# PROVIDED ENTRIES:
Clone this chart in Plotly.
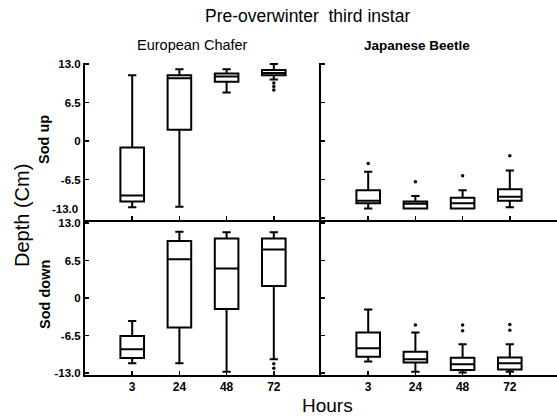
import plotly.graph_objects as go

# ---------------- data ----------------
hours = ["3", "24", "48", "72"]
hour_pos = [1, 2, 3, 4]
y_ticks = [13.0, 6.5, 0, -6.5, -13.0]
y_ticktext = ["13.0", "6.5", "0", "-6.5", "-13.0"]

# European Chafer, sod up
ec_up_low = [-11.2, -11.1, 8.2, 10.4]
ec_up_q1 = [-10.2, 1.9, 10.0, 11.1]
ec_up_med = [-9.2, 10.6, 10.9, 11.5]
ec_up_q3 = [-1.1, 11.1, 11.4, 12.0]
ec_up_high = [11.1, 12.1, 12.1, 13.0]
ec_up_out_x = [4, 4, 4]
ec_up_out_y = [9.8, 9.2, 8.6]

# Japanese Beetle, sod up
jb_up_low = [-11.4, -11.4, -11.4, -11.2]
jb_up_q1 = [-10.5, -11.4, -11.4, -10.1]
jb_up_med = [-10.1, -10.6, -10.5, -9.4]
jb_up_q3 = [-8.3, -10.2, -9.6, -8.15]
jb_up_high = [-5.2, -9.3, -8.3, -5.0]
jb_up_out_x = [1, 2, 3, 4]
jb_up_out_y = [-3.8, -6.9, -5.85, -2.5]

# European Chafer, sod down
ec_dn_low = [-11.3, -11.3, -12.8, -10.6]
ec_dn_q1 = [-10.4, -5.1, -1.9, 2.1]
ec_dn_med = [-8.9, 6.7, 5.1, 8.4]
ec_dn_q3 = [-6.6, 9.9, 10.3, 10.3]
ec_dn_high = [-4.0, 11.5, 11.4, 11.4]
ec_dn_out_x = [4, 4]
ec_dn_out_y = [-11.4, -12.2]

# Japanese Beetle, sod down
jb_dn_low = [-11.0, -12.8, -12.9, -12.8]
jb_dn_q1 = [-10.2, -11.2, -12.5, -12.4]
jb_dn_med = [-8.7, -10.6, -11.5, -11.3]
jb_dn_q3 = [-6.0, -9.3, -10.35, -10.3]
jb_dn_high = [-2.0, -6.0, -8.0, -8.0]
jb_dn_out_x = [2, 3, 3, 4, 4]
jb_dn_out_y = [-4.7, -4.7, -5.7, -4.6, -5.6]

FONT = "Liberation Sans, Arial, Helvetica, sans-serif"

fig = go.Figure()

panels = [
    ("x", "y", ec_up_low, ec_up_q1, ec_up_med, ec_up_q3, ec_up_high, ec_up_out_x, ec_up_out_y),
    ("x2", "y2", jb_up_low, jb_up_q1, jb_up_med, jb_up_q3, jb_up_high, jb_up_out_x, jb_up_out_y),
    ("x3", "y3", ec_dn_low, ec_dn_q1, ec_dn_med, ec_dn_q3, ec_dn_high, ec_dn_out_x, ec_dn_out_y),
    ("x4", "y4", jb_dn_low, jb_dn_q1, jb_dn_med, jb_dn_q3, jb_dn_high, jb_dn_out_x, jb_dn_out_y),
]

for xa, ya, lo, q1, med, q3, hi, ox, oy in panels:
    fig.add_trace(go.Box(
        x=hour_pos, lowerfence=lo, q1=q1, median=med, q3=q3, upperfence=hi,
        xaxis=xa, yaxis=ya, width=0.5, whiskerwidth=0.35,
        fillcolor="white", line=dict(color="black", width=2),
        boxpoints=False, showlegend=False, hoverinfo="skip",
    ))
    fig.add_trace(go.Scatter(
        x=ox, y=oy, xaxis=xa, yaxis=ya, mode="markers",
        marker=dict(color="black", size=3.5), showlegend=False, hoverinfo="skip",
    ))

split = 155 / 312
top_dom = [split, 1]
bot_dom = [0, split]

xbase = dict(range=[0, 5], tickvals=hour_pos, ticktext=hours, showgrid=False,
             zeroline=False, showline=True, linecolor="black", linewidth=2,
             ticks="inside", ticklen=4, tickcolor="black", tickwidth=1.5,
             tickfont=dict(family=FONT, size=12, color="black", weight="bold"))
ybase = dict(tickvals=y_ticks, ticktext=y_ticktext, showgrid=False, zeroline=False,
             showline=True, linecolor="black", linewidth=2,
             ticks="inside", ticklen=4, tickcolor="black", tickwidth=1.5,
             tickfont=dict(family=FONT, size=11.5, color="black", weight="bold"))

fig.update_layout(
    width=557, height=416,
    margin=dict(l=85, r=0, t=63, b=41),
    paper_bgcolor="white", plot_bgcolor="white",
    xaxis=dict(xbase, domain=[0, 0.5], anchor="y", showticklabels=False),
    xaxis2=dict(xbase, domain=[0.5, 1], anchor="y2", showticklabels=False),
    xaxis3=dict(xbase, domain=[0, 0.5], anchor="y3"),
    xaxis4=dict(xbase, domain=[0.5, 1], anchor="y4"),
    yaxis=dict(ybase, domain=top_dom, anchor="x", range=[-13.34, 13.17],
               tickvals=y_ticks[:4], ticktext=y_ticktext[:4]),
    yaxis2=dict(ybase, domain=top_dom, anchor="x2", range=[-13.34, 13.17], showticklabels=False),
    yaxis3=dict(ybase, domain=bot_dom, anchor="x3", range=[-13.35, 13.52]),
    yaxis4=dict(ybase, domain=bot_dom, anchor="x4", range=[-13.35, 13.52], showticklabels=False),
    font=dict(family=FONT, color="black"),
    hovermode=False,
)

annotations = [
    dict(text="Pre-overwinter  third instar", x=307, y=416 - 16, size=17.5, angle=0, weight="normal"),
    dict(text="European Chafer", x=192, y=416 - 45, size=14.5, angle=0, weight="normal"),
    dict(text="Japanese Beetle", x=417, y=416 - 46, size=13.5, angle=0, weight="bold"),
    dict(text="Depth (Cm)", x=22, y=416 - 216, size=20, angle=-90, weight="normal"),
    dict(text="Sod up", x=44, y=416 - 140, size=14.5, angle=-90, weight="bold"),
    dict(text="Sod down", x=45, y=416 - 295, size=14.5, angle=-90, weight="bold"),
    dict(text="Hours", x=327, y=416 - 405, size=19, angle=0, weight="normal"),
]
for a in annotations:
    fig.add_annotation(
        text=a["text"], xref="paper", yref="paper",
        x=(a["x"] - 85) / 472, y=(a["y"] - 41) / 312,
        xanchor="center", yanchor="middle", showarrow=False, textangle=a["angle"],
        font=dict(family=FONT, size=a["size"], color="black", weight=a["weight"]),
    )

# shifted "-13.0" label of the upper panel (as in the original)
fig.add_annotation(
    text=y_ticktext[4], xref="paper", yref="y", x=0, y=-11.5, xanchor="right",
    yanchor="middle", xshift=-5, showarrow=False,
    font=dict(family=FONT, size=11.5, color="black", weight="bold"),
)

fig.write_html(
    "out.html",
    config={"displayModeBar": False, "staticPlot": True},
    post_script="document.body.style.margin='0';document.body.style.overflow='hidden';",
)
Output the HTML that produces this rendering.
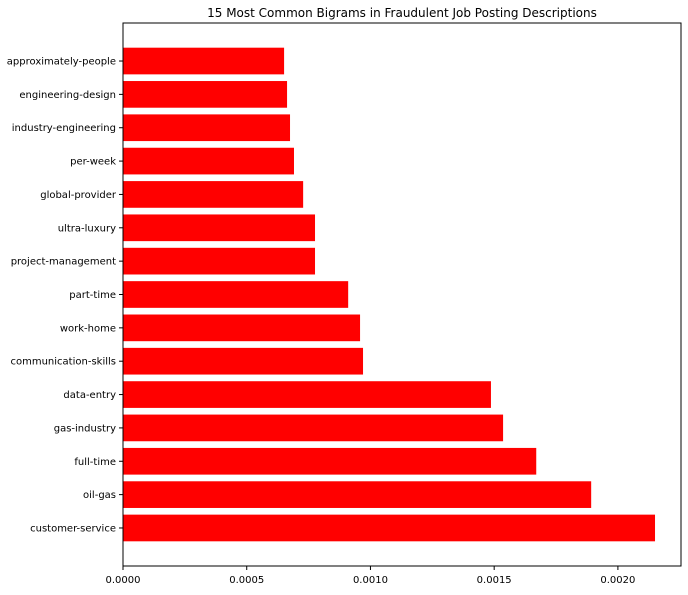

# TASK:
Extract all the entries word for word; omit any pictures.

# RESPONSE:
Clone this chart in Plotly.
import plotly.graph_objects as go

# ---------------- data ----------------
hours = ["3", "24", "48", "72"]
hour_pos = [1, 2, 3, 4]
y_ticks = [13.0, 6.5, 0, -6.5, -13.0]
y_ticktext = ["13.0", "6.5", "0", "-6.5", "-13.0"]

# European Chafer, sod up
ec_up_low = [-11.2, -11.1, 8.2, 10.4]
ec_up_q1 = [-10.2, 1.9, 10.0, 11.1]
ec_up_med = [-9.2, 10.6, 10.9, 11.5]
ec_up_q3 = [-1.1, 11.1, 11.4, 12.0]
ec_up_high = [11.1, 12.1, 12.1, 13.0]
ec_up_out_x = [4, 4, 4]
ec_up_out_y = [9.8, 9.2, 8.6]

# Japanese Beetle, sod up
jb_up_low = [-11.4, -11.4, -11.4, -11.2]
jb_up_q1 = [-10.5, -11.4, -11.4, -10.1]
jb_up_med = [-10.1, -10.6, -10.5, -9.4]
jb_up_q3 = [-8.3, -10.2, -9.6, -8.15]
jb_up_high = [-5.2, -9.3, -8.3, -5.0]
jb_up_out_x = [1, 2, 3, 4]
jb_up_out_y = [-3.8, -6.9, -5.85, -2.5]

# European Chafer, sod down
ec_dn_low = [-11.3, -11.3, -12.8, -10.6]
ec_dn_q1 = [-10.4, -5.1, -1.9, 2.1]
ec_dn_med = [-8.9, 6.7, 5.1, 8.4]
ec_dn_q3 = [-6.6, 9.9, 10.3, 10.3]
ec_dn_high = [-4.0, 11.5, 11.4, 11.4]
ec_dn_out_x = [4, 4]
ec_dn_out_y = [-11.4, -12.2]

# Japanese Beetle, sod down
jb_dn_low = [-11.0, -12.8, -12.9, -12.8]
jb_dn_q1 = [-10.2, -11.2, -12.5, -12.4]
jb_dn_med = [-8.7, -10.6, -11.5, -11.3]
jb_dn_q3 = [-6.0, -9.3, -10.35, -10.3]
jb_dn_high = [-2.0, -6.0, -8.0, -8.0]
jb_dn_out_x = [2, 3, 3, 4, 4]
jb_dn_out_y = [-4.7, -4.7, -5.7, -4.6, -5.6]

FONT = "Liberation Sans, Arial, Helvetica, sans-serif"

fig = go.Figure()

panels = [
    ("x", "y", ec_up_low, ec_up_q1, ec_up_med, ec_up_q3, ec_up_high, ec_up_out_x, ec_up_out_y),
    ("x2", "y2", jb_up_low, jb_up_q1, jb_up_med, jb_up_q3, jb_up_high, jb_up_out_x, jb_up_out_y),
    ("x3", "y3", ec_dn_low, ec_dn_q1, ec_dn_med, ec_dn_q3, ec_dn_high, ec_dn_out_x, ec_dn_out_y),
    ("x4", "y4", jb_dn_low, jb_dn_q1, jb_dn_med, jb_dn_q3, jb_dn_high, jb_dn_out_x, jb_dn_out_y),
]

for xa, ya, lo, q1, med, q3, hi, ox, oy in panels:
    fig.add_trace(go.Box(
        x=hour_pos, lowerfence=lo, q1=q1, median=med, q3=q3, upperfence=hi,
        xaxis=xa, yaxis=ya, width=0.5, whiskerwidth=0.35,
        fillcolor="white", line=dict(color="black", width=2),
        boxpoints=False, showlegend=False, hoverinfo="skip",
    ))
    fig.add_trace(go.Scatter(
        x=ox, y=oy, xaxis=xa, yaxis=ya, mode="markers",
        marker=dict(color="black", size=3.5), showlegend=False, hoverinfo="skip",
    ))

split = 155 / 312
top_dom = [split, 1]
bot_dom = [0, split]

xbase = dict(range=[0, 5], tickvals=hour_pos, ticktext=hours, showgrid=False,
             zeroline=False, showline=True, linecolor="black", linewidth=2,
             ticks="inside", ticklen=4, tickcolor="black", tickwidth=1.5,
             tickfont=dict(family=FONT, size=12, color="black", weight="bold"))
ybase = dict(tickvals=y_ticks, ticktext=y_ticktext, showgrid=False, zeroline=False,
             showline=True, linecolor="black", linewidth=2,
             ticks="inside", ticklen=4, tickcolor="black", tickwidth=1.5,
             tickfont=dict(family=FONT, size=11.5, color="black", weight="bold"))

fig.update_layout(
    width=557, height=416,
    margin=dict(l=85, r=0, t=63, b=41),
    paper_bgcolor="white", plot_bgcolor="white",
    xaxis=dict(xbase, domain=[0, 0.5], anchor="y", showticklabels=False),
    xaxis2=dict(xbase, domain=[0.5, 1], anchor="y2", showticklabels=False),
    xaxis3=dict(xbase, domain=[0, 0.5], anchor="y3"),
    xaxis4=dict(xbase, domain=[0.5, 1], anchor="y4"),
    yaxis=dict(ybase, domain=top_dom, anchor="x", range=[-13.34, 13.17],
               tickvals=y_ticks[:4], ticktext=y_ticktext[:4]),
    yaxis2=dict(ybase, domain=top_dom, anchor="x2", range=[-13.34, 13.17], showticklabels=False),
    yaxis3=dict(ybase, domain=bot_dom, anchor="x3", range=[-13.35, 13.52]),
    yaxis4=dict(ybase, domain=bot_dom, anchor="x4", range=[-13.35, 13.52], showticklabels=False),
    font=dict(family=FONT, color="black"),
    hovermode=False,
)

annotations = [
    dict(text="Pre-overwinter  third instar", x=307, y=416 - 16, size=17.5, angle=0, weight="normal"),
    dict(text="European Chafer", x=192, y=416 - 45, size=14.5, angle=0, weight="normal"),
    dict(text="Japanese Beetle", x=417, y=416 - 46, size=13.5, angle=0, weight="bold"),
    dict(text="Depth (Cm)", x=22, y=416 - 216, size=20, angle=-90, weight="normal"),
    dict(text="Sod up", x=44, y=416 - 140, size=14.5, angle=-90, weight="bold"),
    dict(text="Sod down", x=45, y=416 - 295, size=14.5, angle=-90, weight="bold"),
    dict(text="Hours", x=327, y=416 - 405, size=19, angle=0, weight="normal"),
]
for a in annotations:
    fig.add_annotation(
        text=a["text"], xref="paper", yref="paper",
        x=(a["x"] - 85) / 472, y=(a["y"] - 41) / 312,
        xanchor="center", yanchor="middle", showarrow=False, textangle=a["angle"],
        font=dict(family=FONT, size=a["size"], color="black", weight=a["weight"]),
    )

# shifted "-13.0" label of the upper panel (as in the original)
fig.add_annotation(
    text=y_ticktext[4], xref="paper", yref="y", x=0, y=-11.5, xanchor="right",
    yanchor="middle", xshift=-5, showarrow=False,
    font=dict(family=FONT, size=11.5, color="black", weight="bold"),
)

fig.write_html(
    "out.html",
    config={"displayModeBar": False, "staticPlot": True},
    post_script="document.body.style.margin='0';document.body.style.overflow='hidden';",
)
Output the HTML that produces this rendering.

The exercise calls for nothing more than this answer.